Pacheco's argument that identifiers can prevent unreasonable risks of harm is misplaced because the standard is whether the blood was drawn in accordance with accepted medical practices, and Smith testified that she followed both the hospital's policy for drawing blood and the directives of her certification on how to draw blood. Pacheco argues that the lack of “identifiers” put him at “risk of medical harm,” but he fails to explain how he was at risk. Without more, Pacheco has failed to satisfy his burden to rebut the presumption of reasonableness. The record contains evidence supporting the trial court's conclusion that “the manner in which [Pacheco's] blood was drawn was reasonable.”

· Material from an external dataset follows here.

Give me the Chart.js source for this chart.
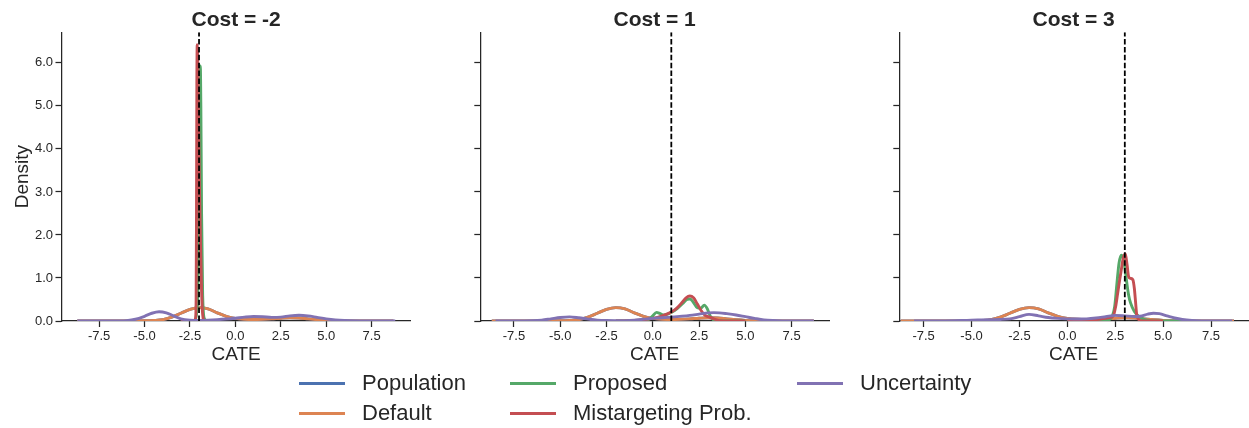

In denying the appeal, the court concluded:



"Under the totality of the circumstances, we hold that the equipment and technique Smith employed to draw Pacheco's blood followed medically accepted practices and was therefore reasonable. See Johnston, 336 S.W.3d at 662–63 (holding “Johnston's blood was drawn in accordance with acceptable medical practices and was therefore reasonable.”). The circumstances here did not “invite an unjustified element of personal risk of infection or pain.” See Schmerber, 384 U.S. at 771, 86 S.Ct. at 1836."